*SHORT TASK*
Reproduce exactly, with no pictures, each line from the opening of the material down through the line containing "const yTicks = [0, 5, 10, 15, 20, 25, 30, 35];".

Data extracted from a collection
## start
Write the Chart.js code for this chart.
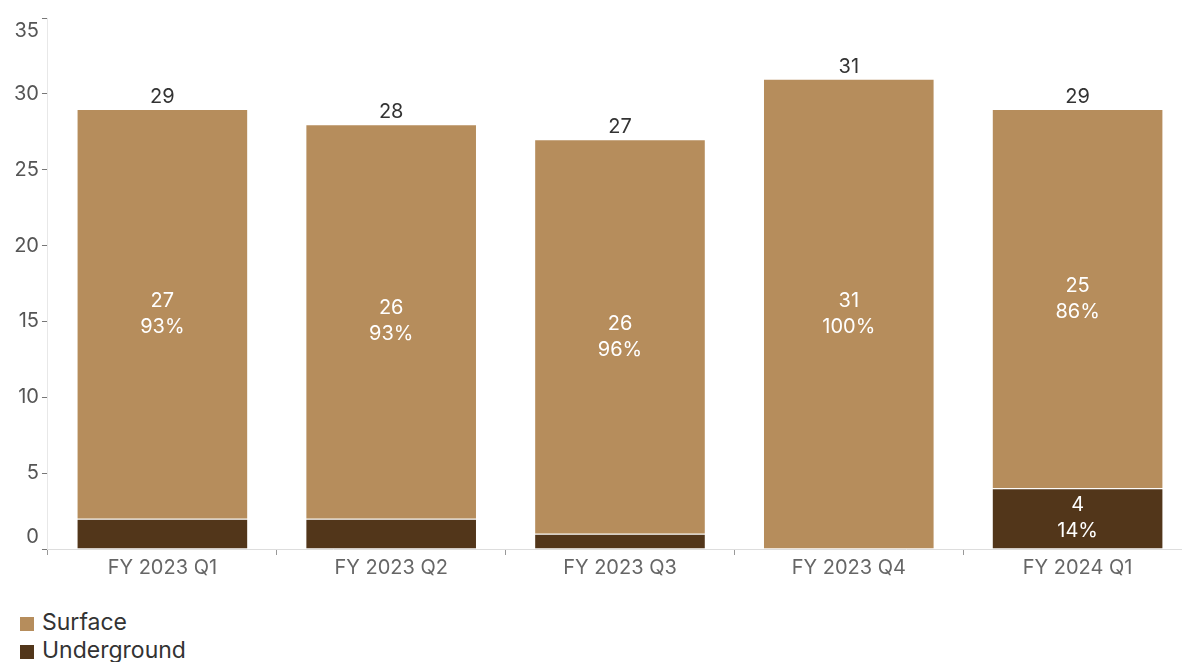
<!DOCTYPE html>
<html>
<head>
<meta charset="UTF-8">
<title>Surface vs Underground</title>
<script src="https://cdn.jsdelivr.net/npm/chart.js"></script>
<style>
  *{padding:0; margin:0;}
  body{width:1182px; height:662px; overflow:hidden; background:#fff; font-family:Inter, "Noto Sans", sans-serif;}
  #wrap{position:absolute; left:0; top:-10px; width:1192px; height:591px;}
  #legend{position:absolute; left:20px; top:608px; color:#333; font-size:23px; line-height:28px;}
  #legend span.box{display:inline-block; width:14px; height:14px; margin-right:8px; vertical-align:-1px;}
</style>
<script>
const quarters = ['FY 2023 Q1', 'FY 2023 Q2', 'FY 2023 Q3', 'FY 2023 Q4', 'FY 2024 Q1'];
const surface = [27, 26, 26, 31, 25];
const underground = [2, 2, 1, 0, 4];
const yTicks = [0, 5, 10, 15, 20, 25, 30, 35];

const surfaceColor = '#b68d5c';
const undergroundColor = '#52361a';
</script>
</head>
<body>
<div id="wrap"><canvas id="myChart"></canvas></div>
<div id="legend">
  <div><span class="box" style="background:#b68d5c"></span>Surface</div>
  <div><span class="box" style="background:#52361a"></span>Underground</div>
</div>
<script>
// value / share labels inside bars, totals on top
const barLabels = {
  id: 'barLabels',
  afterDatasetsDraw(chart) {
    const ctx = chart.ctx;
    ctx.save();
    ctx.textAlign = 'center';
    ctx.textBaseline = 'middle';
    ctx.font = '20px Inter, "Noto Sans", sans-serif';
    chart.data.datasets.forEach((ds, di) => {
      const meta = chart.getDatasetMeta(di);
      meta.data.forEach((bar, i) => {
        const v = ds.data[i];
        if (!v || v < 3) return;
        const total = surface[i] + underground[i];
        const pct = Math.round(v / total * 100) + '%';
        const cy = (bar.y + bar.base) / 2;
        ctx.fillStyle = '#fff';
        ctx.fillText(String(v), bar.x, cy - 13);
        ctx.fillText(pct, bar.x, cy + 13);
      });
    });
    const top = chart.getDatasetMeta(chart.data.datasets.length - 1);
    ctx.fillStyle = '#333';
    ctx.textBaseline = 'bottom';
    top.data.forEach((bar, i) => {
      ctx.fillText(String(surface[i] + underground[i]), bar.x, bar.y - 2);
    });
    ctx.restore();
  }
};

const ctx = document.getElementById('myChart');
new Chart(ctx, {
  type: 'bar',
  data: {
    labels: quarters,
    datasets: [{
      label: 'Underground',
      data: underground,
      backgroundColor: undergroundColor,
      borderColor: '#fff',
      borderWidth: 1
    }, {
      label: 'Surface',
      data: surface,
      backgroundColor: surfaceColor,
      borderColor: '#fff',
      borderWidth: 1
    }]
  },
  options: {
    responsive: true,
    maintainAspectRatio: false,
    animation: false,
    barPercentage: 0.75,
    categoryPercentage: 1,
    layout: { padding: { left: 11, right: 0, top: 0, bottom: 0 } },
    plugins: {
      legend: { display: false },
      tooltip: { enabled: false }
    },
    scales: {
      x: {
        stacked: true,
        grid: { display: true, offset: true, drawOnChartArea: false, tickLength: 6, tickColor: '#999' },
        border: { color: '#ddd', dash: [2, 2] },
        ticks: { color: '#666', padding: 1, font: { family: 'Inter', size: 20 } }
      },
      y: {
        stacked: true,
        min: 0,
        max: 35,
        afterBuildTicks(scale) { scale.ticks = yTicks.map(v => ({ value: v })); },
        grid: { drawOnChartArea: false, tickLength: 6, tickColor: '#777' },
        border: { color: '#e8e8e8' },
        ticks: {
          color: '#555',
          padding: 3,
          font: { family: 'Inter', size: 20, lineHeight: 1.25 },
          // pull the end labels inward
          callback(v) {
            if (v === 35) return ['', '35'];
            if (v === 0) return ['0', ''];
            return String(v);
          }
        }
      }
    }
  },
  plugins: [barLabels]
});
</script>
</body>
</html>
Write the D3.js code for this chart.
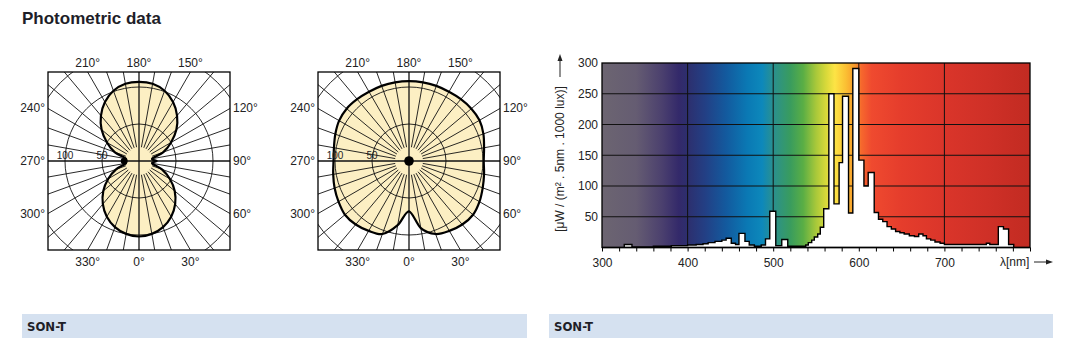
<!DOCTYPE html>
<html>
<head>
<meta charset="utf-8">
<script src="https://cdn.jsdelivr.net/npm/d3@7"></script>
<style>
  body { margin: 0; background: #fff; }
  text { font-family: 'Liberation Sans', Arial, sans-serif; fill: #222; }
</style>
</head>
<body>
<div id="chart"></div>
<script>
// ---------------- DATA ----------------
// polar diagrams, intensity in cd/klm, angle 0 = down, 90 = right
var polarAngles = [0, 10, 20, 30, 40, 50, 60, 70, 80, 90, 100, 110, 120, 130, 140, 150, 160, 170,
                   180, 190, 200, 210, 220, 230, 240, 250, 260, 270, 280, 290, 300, 310, 320, 330, 340, 350];
var polarLeftValues = [102, 100, 95, 87, 76, 63, 48, 33, 18, 24, 18, 35, 50, 66, 80, 92, 101, 106,
                       107, 106, 101, 92, 80, 66, 50, 35, 18, 23, 18, 33, 48, 63, 76, 87, 95, 100];
var polarRightValues = [68, 92, 105, 109, 112, 113, 110, 106, 103, 101, 103, 107, 110, 110, 109, 108, 108, 108,
                        108, 108, 108, 108, 109, 110, 109, 106, 103, 102, 104, 107, 110, 113, 112, 109, 105, 88];
var polarLabelAngles = [0, 30, 60, 90, 120, 150, 180, 210, 240, 270, 300, 330];
var polarRings = [50, 100, 150];
var polarRingLabels = [50, 100];

// spectral power distribution, steps of [start nm, value]
var spectrumStart = [300, 326, 335, 360, 381, 400, 410, 418, 424, 432, 440, 445, 451, 456, 460, 467, 472, 478, 486, 491,
                     496, 503, 510, 517, 538, 541, 545, 548, 552, 555, 559, 565, 571, 577, 581, 588, 593, 600, 606, 611,
                     618, 623, 628, 633, 638, 643, 648, 653, 659, 665, 670, 675, 679, 684, 689, 695, 700, 749, 753, 763,
                     769, 775, 781];
var spectrumValues = [0, 5, 1, 2, 3, 4, 5, 6, 8, 10, 12, 15, 7, 5, 23, 10, 4, 2, 4, 14,
                      59, 3, 13, 2, 4, 8, 12, 17, 22, 33, 63, 250, 71, 138, 246, 56, 291, 142, 100, 122,
                      57, 46, 42, 34, 30, 26, 24, 22, 19, 18, 22, 19, 14, 12, 9, 7, 5, 7, 5, 34,
                      30, 5, 0];
var spectrumXTicks = [300, 400, 500, 600, 700];
var spectrumYTicks = [50, 100, 150, 200, 250, 300];

// background colour of the spectrum (nm, colour)
var rainbowStops = [[300, '#6c6571'], [340, '#655c72'], [370, '#4b406e'], [390, '#33296a'], [400, '#2d2f6e'],
                    [420, '#233f84'], [445, '#135a9e'], [470, '#0a79b4'], [487, '#0d88bb'], [500, '#2a908f'],
                    [520, '#399c5e'], [535, '#5aae45'], [550, '#a8c83a'], [562, '#d9d93a'], [572, '#fde445'],
                    [585, '#fbbf33'], [595, '#f89a2c'], [603, '#f6682d'], [615, '#ef4a2f'], [650, '#e53d2c'],
                    [700, '#da352a'], [750, '#cf3027'], [800, '#c22b22']];

// ---------------- ATTRS ----------------
var attrs = {
    svgWidth: 1080,
    svgHeight: 363,
    polarHalfW: 91,
    polarHalfH: 89,
    polarCy: 161,
    fillColor: '#fcefc3',
    barColor: '#d5e1f0'
};

var svg = d3.select('#chart').append('svg')
    .attr('width', attrs.svgWidth)
    .attr('height', attrs.svgHeight);
var defs = svg.append('defs');

// title
svg.append('text')
    .attr('x', 22).attr('y', 24)
    .attr('font-size', 17).attr('font-weight', 700)
    .style('fill', '#1e1e28')
    .text('Photometric data');

/* ######################## POLAR ######################## */
function drawPolar(cx, values, id, dot) {
    var hw = attrs.polarHalfW, hh = attrs.polarHalfH;
    var r = d3.scaleLinear().domain([0, 100]).range([0, 74]);
    var rad = function (deg) { return deg * Math.PI / 180; };
    // angle 0 at bottom, growing to the right
    var pt = function (deg, rr) { return [rr * Math.sin(rad(deg)), rr * Math.cos(rad(deg))]; };

    var g = svg.append('g').attr('transform', 'translate(' + cx + ',' + attrs.polarCy + ')');

    defs.append('clipPath').attr('id', id)
        .append('rect').attr('x', -hw).attr('y', -hh).attr('width', 2 * hw).attr('height', 2 * hh);

    var line = d3.lineRadial()
        .angle(function (d, i) { return Math.PI - rad(polarAngles[i]); })
        .radius(function (d) { return r(d); })
        .curve(d3.curveCardinalClosed.tension(0.1));

    g.append('path').attr('d', line(values)).attr('fill', attrs.fillColor);

    var grid = g.append('g').attr('clip-path', 'url(#' + id + ')');
    grid.selectAll('circle').data(polarRings).enter().append('circle')
        .attr('r', function (d) { return r(d); })
        .attr('fill', 'none').attr('stroke', '#111').attr('stroke-width', 0.9);

    grid.selectAll('line').data(polarAngles).enter().append('line')
        .each(function (d) {
            var a = pt(d, d % 90 === 0 ? 0 : 14), b = pt(d, 200);
            d3.select(this).attr('x1', a[0]).attr('y1', a[1]).attr('x2', b[0]).attr('y2', b[1]);
        })
        .attr('stroke', '#111').attr('stroke-width', function (d) { return d % 90 === 0 ? 1.3 : 0.9; });

    g.append('path').attr('d', line(values))
        .attr('fill', 'none').attr('stroke', '#000').attr('stroke-width', 2.2);

    var dp = pt(dot.angle, r(dot.value));
    g.append('ellipse').attr('cx', dp[0]).attr('cy', dp[1])
        .attr('rx', dot.rx).attr('ry', dot.ry).attr('fill', '#000');

    g.append('rect').attr('x', -hw).attr('y', -hh).attr('width', 2 * hw).attr('height', 2 * hh)
        .attr('fill', 'none').attr('stroke', '#000').attr('stroke-width', 1.3);

    // ring values along 270
    g.selectAll('.ring-label').data(polarRingLabels).enter().append('text')
        .attr('class', 'ring-label')
        .attr('x', function (d) { return -r(d); }).attr('y', -2.5)
        .attr('text-anchor', 'middle').attr('font-size', 10)
        .text(function (d) { return d; });

    // angle labels where the ray meets the frame
    g.selectAll('.ang-label').data(polarLabelAngles).enter().append('text')
        .attr('class', 'ang-label')
        .attr('font-size', 12)
        .each(function (d) {
            var p = pt(d, 1), t = d3.select(this);
            var k = Math.min(Math.abs(p[0]) > 1e-9 ? hw / Math.abs(p[0]) : 1e9,
                             Math.abs(p[1]) > 1e-9 ? hh / Math.abs(p[1]) : 1e9);
            var ex = p[0] * k, ey = p[1] * k;
            if (Math.abs(Math.abs(ey) - hh) < 0.01) {
                t.attr('x', ex).attr('y', ey < 0 ? -hh - 5 : hh + 16).attr('text-anchor', 'middle');
            } else {
                t.attr('x', ex < 0 ? -hw - 3 : hw + 3).attr('y', ey + 4)
                    .attr('text-anchor', ex < 0 ? 'end' : 'start');
            }
        })
        .text(function (d) { return d + '°'; });
}

drawPolar(139, polarLeftValues, 'clipL', { angle: 270, value: 20, rx: 3.5, ry: 3.2 });
drawPolar(409, polarRightValues, 'clipR', { angle: 0, value: 0, rx: 4.8, ry: 4.8 });

/* ######################## SPECTRUM ######################## */
var x = d3.scaleLinear().domain([300, 800]).range([602, 1030]);
var y = d3.scaleLinear().domain([0, 300]).range([247.5, 63]);

var grad = defs.append('linearGradient').attr('id', 'rainbow')
    .attr('gradientUnits', 'userSpaceOnUse')
    .attr('x1', x(300)).attr('x2', x(800)).attr('y1', 0).attr('y2', 0);
grad.selectAll('stop').data(rainbowStops).enter().append('stop')
    .attr('offset', function (d) { return (d[0] - 300) / 500; })
    .attr('stop-color', function (d) { return d[1]; });

var spec = svg.append('g');
spec.append('rect')
    .attr('x', x(300)).attr('y', y(300))
    .attr('width', x(800) - x(300)).attr('height', y(0) - y(300))
    .attr('fill', 'url(#rainbow)');

spec.selectAll('.vgrid').data(spectrumXTicks.slice(1)).enter().append('line')
    .attr('class', 'vgrid')
    .attr('x1', function (d) { return x(d); }).attr('x2', function (d) { return x(d); })
    .attr('y1', y(0)).attr('y2', y(300))
    .attr('stroke', '#111').attr('stroke-width', 1);
spec.selectAll('.hgrid').data(spectrumYTicks.slice(0, -1)).enter().append('line')
    .attr('class', 'hgrid')
    .attr('x1', x(300)).attr('x2', x(800))
    .attr('y1', function (d) { return y(d); }).attr('y2', function (d) { return y(d); })
    .attr('stroke', '#111').attr('stroke-width', 1);

var steps = spectrumStart.map(function (s, i) { return [s, spectrumValues[i]]; });
steps.push([800, 0]);
var area = d3.area()
    .x(function (d) { return x(d[0]); })
    .y0(y(0))
    .y1(function (d) { return y(d[1]); })
    .curve(d3.curveStepAfter);
spec.append('path').datum(steps).attr('d', area)
    .attr('fill', '#fff').attr('stroke', '#000').attr('stroke-width', 1.4)
    .attr('stroke-linejoin', 'miter');

spec.append('rect')
    .attr('x', x(300)).attr('y', y(300))
    .attr('width', x(800) - x(300)).attr('height', y(0) - y(300))
    .attr('fill', 'none').attr('stroke', '#000').attr('stroke-width', 1.3);

// axes
var minorTicks = d3.range(300, 801, 20);
var xAxis = d3.axisBottom(x).tickValues(minorTicks).tickSize(4).tickPadding(7)
    .tickFormat(function (d) { return spectrumXTicks.indexOf(d) >= 0 ? d : ''; });
var gx = spec.append('g').attr('transform', 'translate(0,' + y(0) + ')').call(xAxis);
gx.select('.domain').remove();
gx.selectAll('line').attr('stroke', '#000');
gx.selectAll('text').attr('font-size', 12).attr('font-family', 'Liberation Sans, Arial, sans-serif').style('fill', '#222');

var yAxis = d3.axisLeft(y).tickValues(spectrumYTicks).tickSize(0).tickPadding(4);
var gy = spec.append('g').attr('transform', 'translate(' + x(300) + ',0)').call(yAxis);
gy.select('.domain').remove();
gy.selectAll('text').attr('font-size', 12).attr('font-family', 'Liberation Sans, Arial, sans-serif').style('fill', '#222');

// x title with arrow
spec.append('text').attr('x', 1000).attr('y', 266).attr('font-size', 12).text('λ[nm]');
spec.append('line').attr('x1', 1034).attr('x2', 1050).attr('y1', 262).attr('y2', 262)
    .attr('stroke', '#222').attr('stroke-width', 1);
spec.append('path').attr('d', 'M1053,262 L1046,259.5 L1046,264.5 Z').attr('fill', '#222');

// y title with arrow
spec.append('text')
    .attr('transform', 'translate(564,159) rotate(-90)')
    .attr('text-anchor', 'middle').attr('font-size', 12)
    .text('[μW / (m² . 5nm . 1000 lux)]');
spec.append('line').attr('x1', 560).attr('x2', 560).attr('y1', 77).attr('y2', 59)
    .attr('stroke', '#222').attr('stroke-width', 1);
spec.append('path').attr('d', 'M560,54 L557.5,61 L562.5,61 Z').attr('fill', '#222');

/* ######################## FOOTER BARS ######################## */
var bars = [{ x: 22, w: 505, label: 'SON-T' }, { x: 549, w: 504, label: 'SON-T' }];
var fb = svg.selectAll('.foot').data(bars).enter().append('g').attr('class', 'foot');
fb.append('rect')
    .attr('x', function (d) { return d.x; }).attr('y', 314)
    .attr('width', function (d) { return d.w; }).attr('height', 24)
    .attr('fill', attrs.barColor);
fb.append('text')
    .attr('x', function (d) { return d.x + 5; }).attr('y', 331)
    .attr('font-size', 13).attr('font-weight', 700)
    .style('font-family', "'DejaVu Sans Condensed', 'DejaVu Sans', sans-serif")
    .style('fill', '#1e1e28')
    .text(function (d) { return d.label; });
</script>
</body>
</html>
## end
*COMPLETED EXERCISE*
Write the Chart.js code for this chart.
<!DOCTYPE html>
<html>
<head>
<meta charset="UTF-8">
<title>Surface vs Underground</title>
<script src="https://cdn.jsdelivr.net/npm/chart.js"></script>
<style>
  *{padding:0; margin:0;}
  body{width:1182px; height:662px; overflow:hidden; background:#fff; font-family:Inter, "Noto Sans", sans-serif;}
  #wrap{position:absolute; left:0; top:-10px; width:1192px; height:591px;}
  #legend{position:absolute; left:20px; top:608px; color:#333; font-size:23px; line-height:28px;}
  #legend span.box{display:inline-block; width:14px; height:14px; margin-right:8px; vertical-align:-1px;}
</style>
<script>
const quarters = ['FY 2023 Q1', 'FY 2023 Q2', 'FY 2023 Q3', 'FY 2023 Q4', 'FY 2024 Q1'];
const surface = [27, 26, 26, 31, 25];
const underground = [2, 2, 1, 0, 4];
const yTicks = [0, 5, 10, 15, 20, 25, 30, 35];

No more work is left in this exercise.